• _EXERCISE_
Retype only what runs from the first line of the listing to the line holding "var disminuit = [9.0, 4.9, 2.7];", both included. Do not retype the pictures.

• _DATA EXCERPT_

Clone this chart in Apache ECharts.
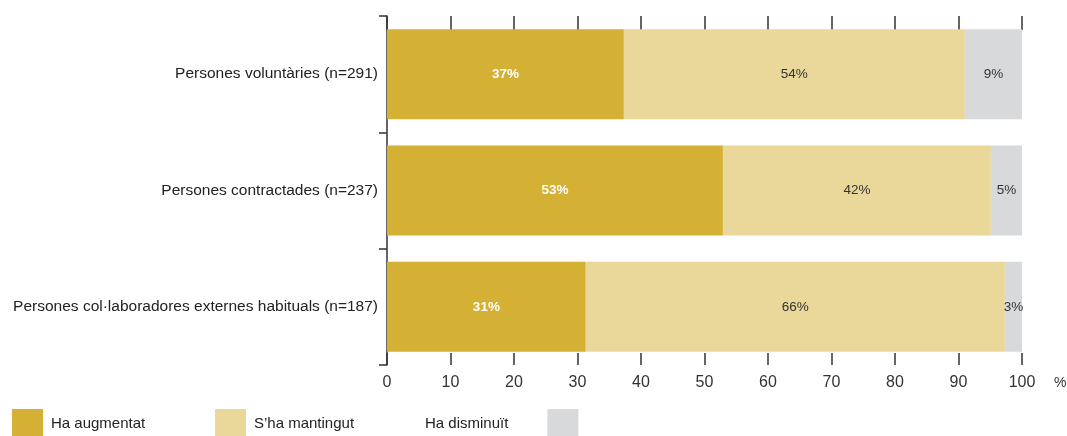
<!DOCTYPE html>
<html>
<head>
<meta charset="utf-8">
<script src="https://cdn.jsdelivr.net/npm/echarts@6/dist/echarts.min.js"></script>
<style>
html,body{margin:0;padding:0;background:#fff;}
#c{width:1067px;height:436px;}
</style>
</head>
<body>
<div id="c"></div>
<script>
var categories = ['Persones voluntàries (n=291)', 'Persones contractades (n=237)', 'Persones col·laboradores externes habituals (n=187)'];
var seriesNames = ['Ha augmentat', "S’ha mantingut", 'Ha disminuït'];
var augmentat = [37.3, 52.9, 31.3];
var mantingut = [53.7, 42.2, 66.0];
var disminuit = [9.0, 4.9, 2.7];

var colors = ['#D4B134', '#E9D899', '#D8D9DB'];
var font = '"Liberation Sans", Arial, sans-serif';

var chart = echarts.init(document.getElementById('c'), null, {renderer: 'canvas'});

function mkSeries(name, data, color, labelColor, bold) {
  return {
    name: name,
    type: 'bar',
    stack: 'total',
    data: data,
    barWidth: 90,
    itemStyle: {color: color},
    label: {
      show: true,
      position: 'inside',
      color: labelColor,
      fontFamily: font,
      fontSize: 13.5,
      fontWeight: bold ? 'bold' : 'normal',
      formatter: function (p) { return Math.round(p.value) + '%'; }
    },
    emphasis: {disabled: true},
    animation: false
  };
}

var tickStyle = {color: '#333', width: 1.5};
var legendText = {fontFamily: font, fontSize: 15, color: '#222'};

chart.setOption({
  animation: false,
  textStyle: {fontFamily: font},
  grid: {left: 387, right: 45, top: 16, bottom: 71, containLabel: false, outerBoundsMode: 'none'},
  legend: [
    {
      data: [seriesNames[0]], left: 12, top: 409, padding: 0, itemWidth: 31, itemHeight: 29,
      icon: 'rect', selectedMode: false,
      textStyle: Object.assign({padding: [0, 0, 0, 3]}, legendText)
    },
    {
      data: [seriesNames[1]], left: 215, top: 409, padding: 0, itemWidth: 31, itemHeight: 29,
      icon: 'rect', selectedMode: false,
      textStyle: Object.assign({padding: [0, 0, 0, 3]}, legendText)
    },
    {
      data: [seriesNames[2]], left: 425, top: 409, padding: 0, itemWidth: 31, itemHeight: 29,
      icon: 'rect', selectedMode: false, align: 'right',
      textStyle: Object.assign({padding: [0, 34, 0, 0]}, legendText)
    }
  ],
  xAxis: [
    {
      type: 'value', position: 'bottom', min: 0, max: 100, interval: 10,
      axisLine: {show: false},
      axisTick: {show: true, inside: true, length: 12, lineStyle: tickStyle},
      splitLine: {show: false},
      axisLabel: {show: true, fontFamily: font, fontSize: 16, color: '#333', margin: 10},
      name: '%', nameLocation: 'end', nameGap: 32,
      nameTextStyle: {fontFamily: font, fontSize: 14, color: '#333', verticalAlign: 'top', padding: [11, 0, 0, 0]}
    },
    {
      type: 'value', position: 'top', min: 0, max: 100, interval: 10,
      axisLine: {show: false},
      axisTick: {show: true, inside: true, length: 14, lineStyle: tickStyle},
      splitLine: {show: false},
      axisLabel: {show: false}
    }
  ],
  yAxis: {
    type: 'category', data: categories, inverse: true,
    axisLine: {show: true, lineStyle: {color: '#333', width: 1.5}},
    axisTick: {show: true, length: 8, lineStyle: tickStyle},
    axisLabel: {fontFamily: font, fontSize: 15.5, color: '#222', margin: 9}
  },
  series: [
    mkSeries(seriesNames[0], augmentat, colors[0], '#fff', true),
    mkSeries(seriesNames[1], mantingut, colors[1], '#333', false),
    mkSeries(seriesNames[2], disminuit, colors[2], '#333', false)
  ]
});
</script>
</body>
</html>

• _TASK OUTPUT_
Clone this chart in Apache ECharts.
<!DOCTYPE html>
<html>
<head>
<meta charset="utf-8">
<script src="https://cdn.jsdelivr.net/npm/echarts@6/dist/echarts.min.js"></script>
<style>
html,body{margin:0;padding:0;background:#fff;}
#c{width:1067px;height:436px;}
</style>
</head>
<body>
<div id="c"></div>
<script>
var categories = ['Persones voluntàries (n=291)', 'Persones contractades (n=237)', 'Persones col·laboradores externes habituals (n=187)'];
var seriesNames = ['Ha augmentat', "S’ha mantingut", 'Ha disminuït'];
var augmentat = [37.3, 52.9, 31.3];
var mantingut = [53.7, 42.2, 66.0];
var disminuit = [9.0, 4.9, 2.7];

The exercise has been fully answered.